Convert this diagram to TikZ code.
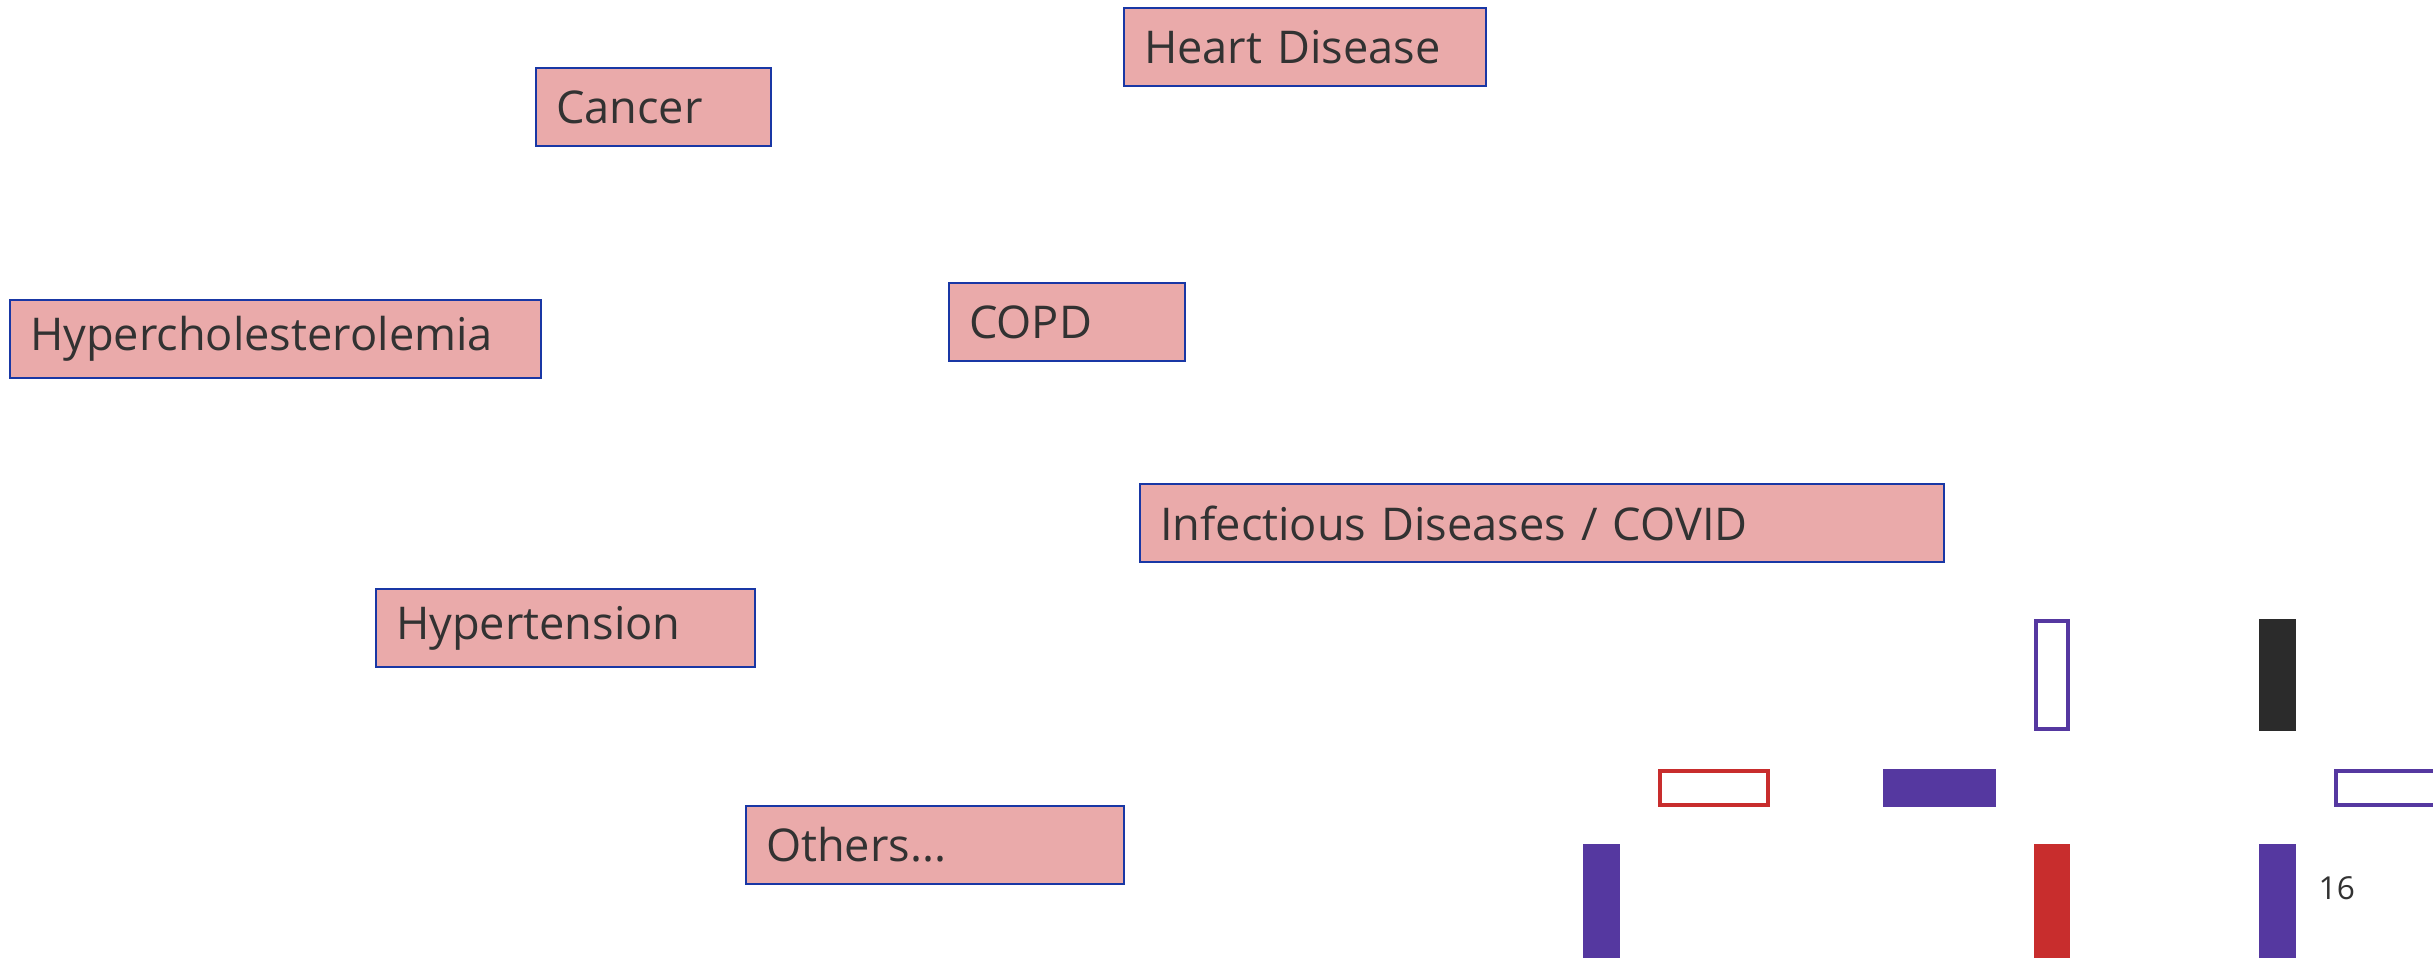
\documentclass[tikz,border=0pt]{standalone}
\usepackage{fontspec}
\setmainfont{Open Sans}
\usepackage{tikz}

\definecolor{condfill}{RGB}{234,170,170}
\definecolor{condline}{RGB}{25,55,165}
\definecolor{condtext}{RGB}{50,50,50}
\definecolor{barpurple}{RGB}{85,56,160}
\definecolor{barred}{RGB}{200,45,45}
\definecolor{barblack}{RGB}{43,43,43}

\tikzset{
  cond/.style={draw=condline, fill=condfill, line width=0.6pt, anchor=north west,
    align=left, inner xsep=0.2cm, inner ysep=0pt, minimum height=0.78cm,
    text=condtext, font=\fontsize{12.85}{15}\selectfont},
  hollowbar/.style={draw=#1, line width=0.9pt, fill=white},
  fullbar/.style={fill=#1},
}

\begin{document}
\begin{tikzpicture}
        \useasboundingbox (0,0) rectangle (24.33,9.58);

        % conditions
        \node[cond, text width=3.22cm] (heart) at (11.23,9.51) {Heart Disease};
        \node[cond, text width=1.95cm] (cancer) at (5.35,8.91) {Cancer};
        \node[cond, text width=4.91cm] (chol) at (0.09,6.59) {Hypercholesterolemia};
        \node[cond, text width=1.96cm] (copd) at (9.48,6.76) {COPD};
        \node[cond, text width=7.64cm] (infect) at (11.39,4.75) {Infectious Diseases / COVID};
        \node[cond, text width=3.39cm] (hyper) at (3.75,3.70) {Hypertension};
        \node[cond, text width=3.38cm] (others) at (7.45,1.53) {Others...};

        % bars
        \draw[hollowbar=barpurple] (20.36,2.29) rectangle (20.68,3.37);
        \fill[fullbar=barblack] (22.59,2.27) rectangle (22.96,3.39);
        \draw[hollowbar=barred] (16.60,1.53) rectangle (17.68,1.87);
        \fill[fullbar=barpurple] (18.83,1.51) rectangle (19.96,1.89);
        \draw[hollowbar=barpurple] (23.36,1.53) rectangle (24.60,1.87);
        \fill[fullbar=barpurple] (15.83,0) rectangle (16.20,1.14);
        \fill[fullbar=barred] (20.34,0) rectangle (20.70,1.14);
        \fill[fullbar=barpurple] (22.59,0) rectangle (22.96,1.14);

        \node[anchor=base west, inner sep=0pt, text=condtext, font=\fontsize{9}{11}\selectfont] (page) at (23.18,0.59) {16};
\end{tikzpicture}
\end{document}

____

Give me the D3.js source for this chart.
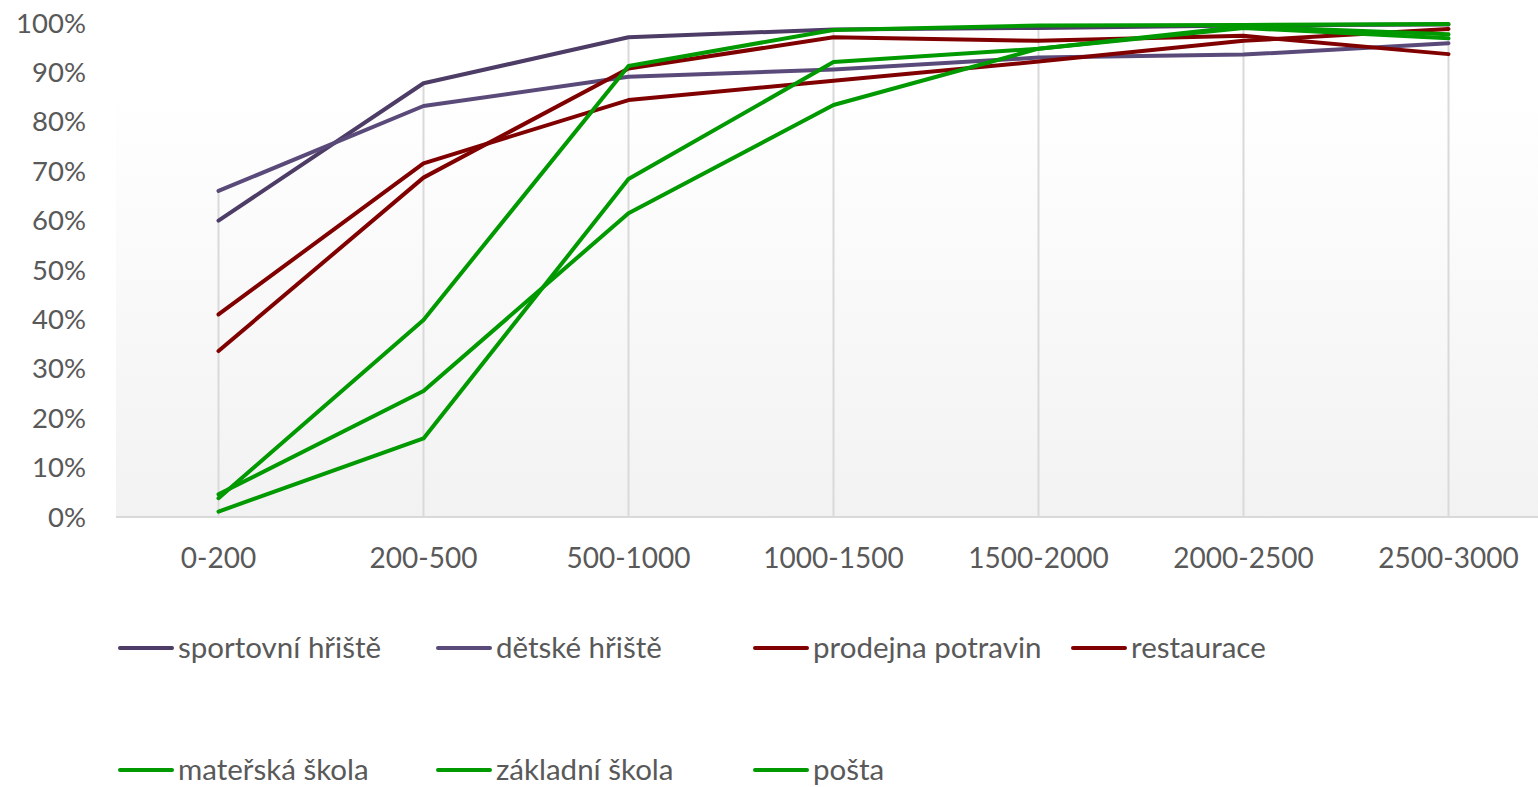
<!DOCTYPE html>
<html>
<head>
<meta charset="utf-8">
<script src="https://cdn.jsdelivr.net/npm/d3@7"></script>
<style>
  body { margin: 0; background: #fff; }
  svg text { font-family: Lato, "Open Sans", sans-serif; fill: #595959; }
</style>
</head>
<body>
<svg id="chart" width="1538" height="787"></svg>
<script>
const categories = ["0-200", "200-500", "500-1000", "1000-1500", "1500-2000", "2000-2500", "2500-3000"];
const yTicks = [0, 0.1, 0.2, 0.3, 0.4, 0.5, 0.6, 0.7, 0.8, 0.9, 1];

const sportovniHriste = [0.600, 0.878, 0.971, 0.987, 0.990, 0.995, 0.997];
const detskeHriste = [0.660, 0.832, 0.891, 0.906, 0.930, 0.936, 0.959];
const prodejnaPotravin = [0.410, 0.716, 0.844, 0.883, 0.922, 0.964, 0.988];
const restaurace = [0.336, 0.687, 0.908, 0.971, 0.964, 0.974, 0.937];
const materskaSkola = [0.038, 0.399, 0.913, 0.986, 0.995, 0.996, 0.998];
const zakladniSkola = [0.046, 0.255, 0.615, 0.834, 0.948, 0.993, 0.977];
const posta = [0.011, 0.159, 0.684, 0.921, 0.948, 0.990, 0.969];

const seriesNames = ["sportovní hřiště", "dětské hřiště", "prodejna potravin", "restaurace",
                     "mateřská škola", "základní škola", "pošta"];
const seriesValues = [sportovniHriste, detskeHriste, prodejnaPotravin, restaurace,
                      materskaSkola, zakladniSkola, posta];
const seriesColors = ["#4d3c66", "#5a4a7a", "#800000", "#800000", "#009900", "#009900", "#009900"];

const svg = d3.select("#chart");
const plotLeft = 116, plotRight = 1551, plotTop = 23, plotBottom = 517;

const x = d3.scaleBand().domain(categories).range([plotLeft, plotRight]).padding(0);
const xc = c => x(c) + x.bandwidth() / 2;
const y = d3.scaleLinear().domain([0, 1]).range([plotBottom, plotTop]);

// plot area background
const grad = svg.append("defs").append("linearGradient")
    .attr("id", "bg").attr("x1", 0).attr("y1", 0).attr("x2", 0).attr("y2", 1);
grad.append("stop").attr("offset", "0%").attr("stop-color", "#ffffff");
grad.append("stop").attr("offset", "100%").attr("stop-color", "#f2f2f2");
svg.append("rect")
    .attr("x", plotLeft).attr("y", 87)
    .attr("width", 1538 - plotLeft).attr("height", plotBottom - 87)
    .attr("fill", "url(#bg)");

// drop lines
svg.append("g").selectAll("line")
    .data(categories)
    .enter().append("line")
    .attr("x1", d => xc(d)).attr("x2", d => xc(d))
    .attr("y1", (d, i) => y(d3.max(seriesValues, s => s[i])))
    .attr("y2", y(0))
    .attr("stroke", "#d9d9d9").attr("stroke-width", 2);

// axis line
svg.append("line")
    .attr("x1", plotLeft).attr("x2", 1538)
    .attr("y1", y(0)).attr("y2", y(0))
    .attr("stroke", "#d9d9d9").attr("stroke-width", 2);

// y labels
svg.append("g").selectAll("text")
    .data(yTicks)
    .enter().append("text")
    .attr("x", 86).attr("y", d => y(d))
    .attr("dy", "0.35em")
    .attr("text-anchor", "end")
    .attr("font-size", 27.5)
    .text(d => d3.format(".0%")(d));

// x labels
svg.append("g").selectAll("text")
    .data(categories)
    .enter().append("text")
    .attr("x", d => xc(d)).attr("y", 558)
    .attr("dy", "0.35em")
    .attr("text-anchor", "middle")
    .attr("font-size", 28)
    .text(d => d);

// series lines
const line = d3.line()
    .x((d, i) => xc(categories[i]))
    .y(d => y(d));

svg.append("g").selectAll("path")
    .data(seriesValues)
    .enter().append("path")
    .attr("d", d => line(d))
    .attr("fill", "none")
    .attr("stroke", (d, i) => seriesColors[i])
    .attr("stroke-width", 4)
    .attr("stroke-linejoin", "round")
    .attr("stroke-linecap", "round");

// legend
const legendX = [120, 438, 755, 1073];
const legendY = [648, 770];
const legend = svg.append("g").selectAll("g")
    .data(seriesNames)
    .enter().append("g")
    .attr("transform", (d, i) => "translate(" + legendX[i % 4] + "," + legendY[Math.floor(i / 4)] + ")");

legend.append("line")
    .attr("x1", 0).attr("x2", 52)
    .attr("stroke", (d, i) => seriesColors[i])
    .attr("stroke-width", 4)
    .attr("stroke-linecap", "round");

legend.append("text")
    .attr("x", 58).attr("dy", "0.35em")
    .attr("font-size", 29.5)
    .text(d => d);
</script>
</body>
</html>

____

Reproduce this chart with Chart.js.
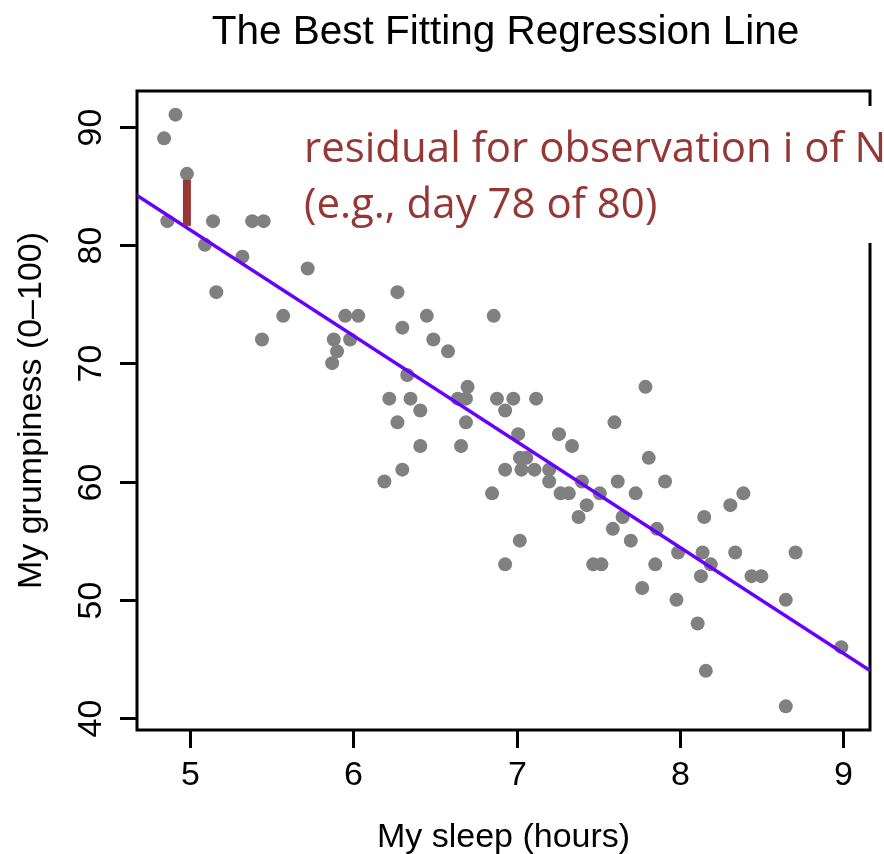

____

The first line to copy holds "Give me the D3.js source for this chart.", and the last holds "0.8, 0.9, 1];". Copy them and the lines between exactly, leaving out pictures.

__Written solution__.
Give me the D3.js source for this chart.
<!DOCTYPE html>
<html>
<head>
<meta charset="utf-8">
<script src="https://cdn.jsdelivr.net/npm/d3@7"></script>
<style>
  body { margin: 0; background: #fff; }
  svg text { font-family: Lato, "Open Sans", sans-serif; fill: #595959; }
</style>
</head>
<body>
<svg id="chart" width="1538" height="787"></svg>
<script>
const categories = ["0-200", "200-500", "500-1000", "1000-1500", "1500-2000", "2000-2500", "2500-3000"];
const yTicks = [0, 0.1, 0.2, 0.3, 0.4, 0.5, 0.6, 0.7, 0.8, 0.9, 1];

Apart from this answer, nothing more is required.